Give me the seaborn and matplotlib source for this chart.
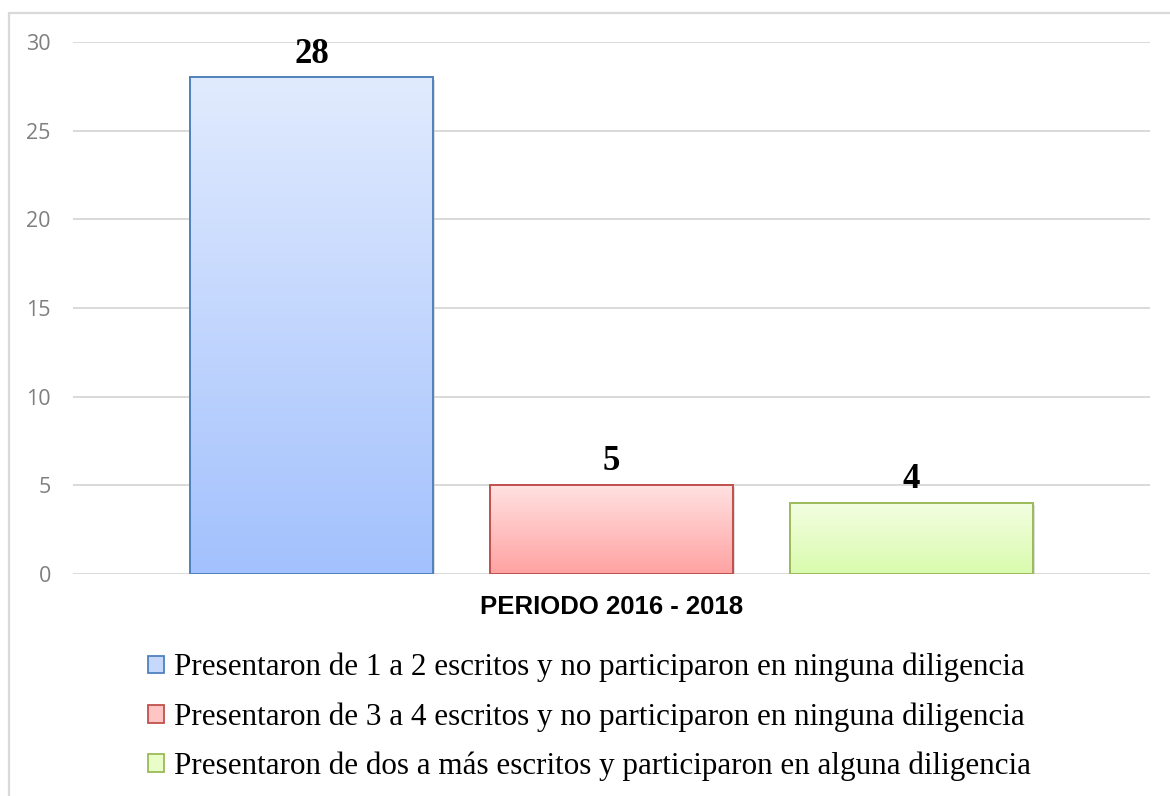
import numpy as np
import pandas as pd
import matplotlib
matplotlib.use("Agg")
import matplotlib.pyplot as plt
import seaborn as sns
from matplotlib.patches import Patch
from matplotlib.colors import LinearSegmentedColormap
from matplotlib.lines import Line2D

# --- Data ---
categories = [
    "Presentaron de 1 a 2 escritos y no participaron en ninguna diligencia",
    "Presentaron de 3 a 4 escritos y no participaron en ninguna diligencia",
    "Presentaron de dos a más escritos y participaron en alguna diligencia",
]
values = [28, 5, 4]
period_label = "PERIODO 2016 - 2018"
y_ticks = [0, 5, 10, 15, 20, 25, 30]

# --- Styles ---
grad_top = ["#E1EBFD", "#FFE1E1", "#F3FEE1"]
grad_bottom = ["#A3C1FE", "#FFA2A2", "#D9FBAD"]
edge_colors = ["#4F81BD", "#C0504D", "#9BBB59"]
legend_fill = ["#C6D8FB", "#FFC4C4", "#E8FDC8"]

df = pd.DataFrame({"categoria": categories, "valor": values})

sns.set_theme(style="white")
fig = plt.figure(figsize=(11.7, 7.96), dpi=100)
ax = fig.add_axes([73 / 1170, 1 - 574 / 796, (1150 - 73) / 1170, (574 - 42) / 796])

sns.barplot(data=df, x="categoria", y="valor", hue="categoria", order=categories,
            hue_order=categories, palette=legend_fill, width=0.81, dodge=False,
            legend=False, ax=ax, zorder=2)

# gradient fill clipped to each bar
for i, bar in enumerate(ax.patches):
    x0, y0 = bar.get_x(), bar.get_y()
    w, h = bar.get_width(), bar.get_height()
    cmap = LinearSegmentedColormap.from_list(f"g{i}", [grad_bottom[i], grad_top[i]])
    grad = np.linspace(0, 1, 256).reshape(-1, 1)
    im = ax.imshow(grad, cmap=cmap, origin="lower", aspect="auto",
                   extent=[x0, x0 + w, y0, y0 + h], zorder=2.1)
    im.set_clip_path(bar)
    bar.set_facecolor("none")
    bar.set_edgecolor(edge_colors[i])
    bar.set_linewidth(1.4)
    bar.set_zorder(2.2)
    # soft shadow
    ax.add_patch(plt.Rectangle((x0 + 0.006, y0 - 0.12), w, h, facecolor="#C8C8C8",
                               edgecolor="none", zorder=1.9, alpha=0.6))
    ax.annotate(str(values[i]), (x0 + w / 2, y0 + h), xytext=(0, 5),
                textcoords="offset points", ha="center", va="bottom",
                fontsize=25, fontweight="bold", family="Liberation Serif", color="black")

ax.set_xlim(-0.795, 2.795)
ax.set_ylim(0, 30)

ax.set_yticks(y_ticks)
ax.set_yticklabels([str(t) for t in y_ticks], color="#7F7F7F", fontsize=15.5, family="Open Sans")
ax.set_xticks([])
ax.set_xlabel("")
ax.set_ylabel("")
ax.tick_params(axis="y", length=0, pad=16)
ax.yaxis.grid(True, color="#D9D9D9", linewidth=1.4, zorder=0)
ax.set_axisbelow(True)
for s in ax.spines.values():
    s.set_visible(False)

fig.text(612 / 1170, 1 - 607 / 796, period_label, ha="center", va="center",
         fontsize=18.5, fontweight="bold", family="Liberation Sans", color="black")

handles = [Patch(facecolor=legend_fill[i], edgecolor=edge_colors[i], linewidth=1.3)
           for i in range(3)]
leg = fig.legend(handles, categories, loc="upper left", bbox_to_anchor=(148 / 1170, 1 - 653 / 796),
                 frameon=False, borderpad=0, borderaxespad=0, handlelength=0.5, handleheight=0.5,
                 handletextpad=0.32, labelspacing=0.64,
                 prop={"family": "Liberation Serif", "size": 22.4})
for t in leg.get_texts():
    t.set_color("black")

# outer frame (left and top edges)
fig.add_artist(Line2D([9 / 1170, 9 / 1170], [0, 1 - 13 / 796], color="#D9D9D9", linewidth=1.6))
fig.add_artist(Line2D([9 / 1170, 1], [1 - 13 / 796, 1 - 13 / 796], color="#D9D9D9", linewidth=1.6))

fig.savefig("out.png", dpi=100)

---+---

EXERCISE DESCRIPTION
Each line that holds the word "matplotlib" is to be copied.

FULL RESPONSE
Give me the seaborn and matplotlib source for this chart.
import matplotlib
matplotlib.use("Agg")
import matplotlib.pyplot as plt
from matplotlib.patches import Patch
from matplotlib.colors import LinearSegmentedColormap
from matplotlib.lines import Line2D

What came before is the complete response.